Het lage water en de vele bochten waren niet de enige moeilijkheden om de Eem op te varen. Met afstromend water en tegenwind, was het in de tijd van de zeilvaart nauwelijks mogelijk om verder te komen. Het enige dat overbleef was dan dat de schippersvrouw of -knecht aan een lange lijn het schip vooruit trok. Geen gemakkelijk karwei en bij schepen met een zware vracht nauwelijks te doen. In dat geval huurde de schipper een man met paard in, een schepenjager, die het schip naar Amersfoort trok.
Omdat het vrachtverkeer over de Eem voor Amersfoort van levensbelang was, zorgde de stad al in de zeventiende eeuw voor de aanleg van het Jaagpad. Dat lag en ligt aan de oostkant van de Eem tot aan de Grote Melm bij Soest. Vandaar gaat het jaagpad verder aan de westkant van de Eem. Schepenjagers moesten daar met een pontje overvaren.
Al met al een heel gedoe om de 18 kilometer lange vaarweg vanaf de Zuiderzee tot aan Amersfoort af te leggen.

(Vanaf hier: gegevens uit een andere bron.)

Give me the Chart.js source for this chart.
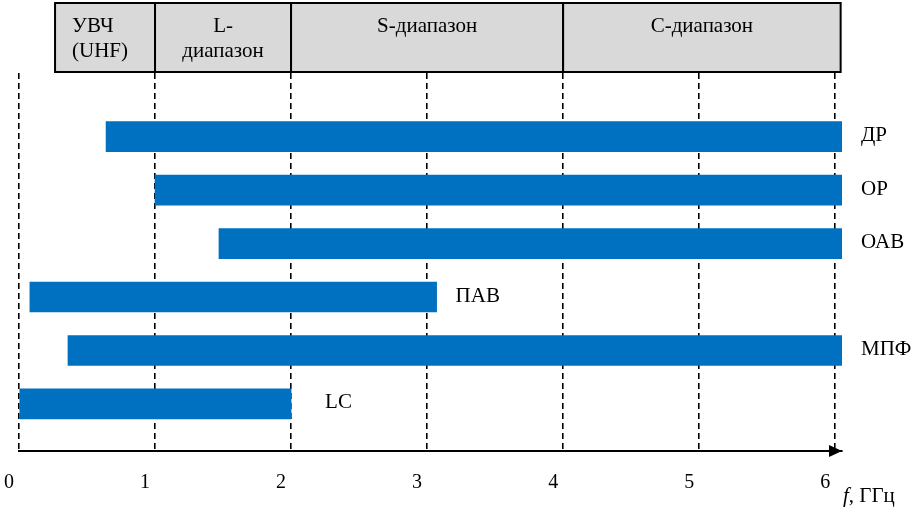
<!DOCTYPE html>
<html>
<head>
<meta charset="utf-8">
<script src="https://cdn.jsdelivr.net/npm/chart.js@4"></script>
<style>
  html, body { margin: 0; padding: 0; background: #ffffff; }
  canvas { display: block; }
</style>
</head>
<body>
<canvas id="c" width="916" height="511"></canvas>
<script>
// ---- data ----
const categories = ['ДР', 'ОР', 'ОАВ', 'ПАВ', 'МПФ', 'LC'];
const bandStart  = [0.64, 1.0, 1.47, 0.08, 0.36, 0.0];   // GHz
const bandEnd    = [6.05, 6.05, 6.05, 3.07, 6.05, 2.0];  // GHz
const tickValues = [0, 1, 2, 3, 4, 5, 6];
const rangeLabels = [['УВЧ', '(UHF)'], ['L-', 'диапазон'], ['S-диапазон'], ['C-диапазон']];
const rangeFrom   = [0.265, 1, 2, 4];
const rangeTo     = [1, 2, 4, 6.04];
const axisTitle = ['f', ', ГГц'];

const SERIF = '"Liberation Serif", "DejaVu Serif", serif';
const BLUE = '#0070c0';

const headerPlugin = {
  id: 'header',
  beforeDraw(chart) {
    const ctx = chart.ctx;
    const xs = chart.scales.x;
    const top = 3, bottom = 72;
    ctx.save();
    for (let i = 0; i < rangeLabels.length; i++) {
      const x1 = xs.getPixelForValue(rangeFrom[i]);
      const x2 = xs.getPixelForValue(rangeTo[i]);
      ctx.fillStyle = '#d9d9d9';
      ctx.fillRect(x1, top, x2 - x1, bottom - top);
      ctx.lineWidth = 2;
      ctx.strokeStyle = '#000';
      ctx.strokeRect(x1, top, x2 - x1, bottom - top);
      ctx.fillStyle = '#000';
      ctx.font = '21px ' + SERIF;
      ctx.textBaseline = 'middle';
      const lines = rangeLabels[i];
      lines.forEach((t, j) => {
        const y = 26 + j * 25;
        if (i === 0) {
          ctx.textAlign = 'left';
          ctx.fillText(t, x1 + 17, y);
        } else {
          ctx.textAlign = 'center';
          ctx.fillText(t, (x1 + x2) / 2, y);
        }
      });
    }
    ctx.restore();
  }
};

const overlayPlugin = {
  id: 'overlay',
  afterDraw(chart) {
    const ctx = chart.ctx;
    const area = chart.chartArea;
    ctx.save();
    // arrow at axis end
    const yA = area.bottom;
    const xt = area.right;
    ctx.fillStyle = '#000';
    ctx.beginPath();
    ctx.moveTo(xt, yA);
    ctx.lineTo(xt - 13, yA - 6);
    ctx.lineTo(xt - 13, yA + 6);
    ctx.closePath();
    ctx.fill();
    // bar labels
    const meta = chart.getDatasetMeta(0);
    ctx.font = '21px ' + SERIF;
    ctx.textBaseline = 'middle';
    ctx.textAlign = 'left';
    meta.data.forEach((bar, i) => {
      const gap = bar.x < area.left + (area.right - area.left) * 0.4 ? 34 : 19;
      ctx.fillText(categories[i], bar.x + gap, bar.y - 1);
    });
    // axis title
    ctx.font = 'italic 21px ' + SERIF;
    ctx.fillText(axisTitle[0], area.right + 1, 496);
    const w = ctx.measureText(axisTitle[0]).width;
    ctx.font = '21px ' + SERIF;
    ctx.fillText(axisTitle[1], area.right + 1 + w, 496);
    ctx.restore();
  }
};

new Chart(document.getElementById('c'), {
  type: 'bar',
  data: {
    datasets: [{
      data: categories.map((c, i) => ({ x: [bandStart[i], bandEnd[i]], y: i })),
      backgroundColor: BLUE,
      borderWidth: 0,
      borderSkipped: false,
      barThickness: 30
    }]
  },
  options: {
    indexAxis: 'y',
    responsive: false,
    animation: false,
    devicePixelRatio: 1,
    layout: { padding: { left: 19, right: 74, top: 73, bottom: 0 } },
    plugins: { legend: { display: false }, tooltip: { enabled: false } },
    scales: {
      x: {
        type: 'linear',
        position: 'bottom',
        min: 0,
        max: 6.05,
        afterFit(s) { s.height = 60; s.paddingLeft = 0; s.paddingRight = 0; },
        afterBuildTicks(s) { s.ticks = tickValues.map(v => ({ value: v })); },
        ticks: {
          includeBounds: false,
          stepSize: 1,
          padding: 20,
          labelOffset: -10,
          color: '#000',
          font: { family: SERIF, size: 20 },
          maxRotation: 0
        },
        grid: {
          color: '#000',
          lineWidth: 1.6,
          drawTicks: false
        },
        border: { display: true, color: '#000', width: 2, dash: [6, 4] }
      },
      y: {
        type: 'linear',
        display: false,
        reverse: true,
        offset: false,
        min: -1.19,
        max: 5.88
      }
    }
  },
  plugins: [headerPlugin, overlayPlugin]
});
</script>
</body>
</html>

Dat jagen van schepen kende een probleem bij het passeren van bochten. De jager trok dan het schip gemakkelijk in de wal. Om dat te voorkomen werd voor de bocht een zogenaamde rolpaal geplaatst waar de jaaglijn achter bleef. Door tegen te sturen, voorkwam de schipper dat hij met zijn schip in de wal terecht kwam. Aan het zuidelijk deel van de Eemdijk, nabij het zogenaamde Grote Gat, stond onder meer zo’n paal. In Eemdijk werd dat de ‘Springstok’ genoemd.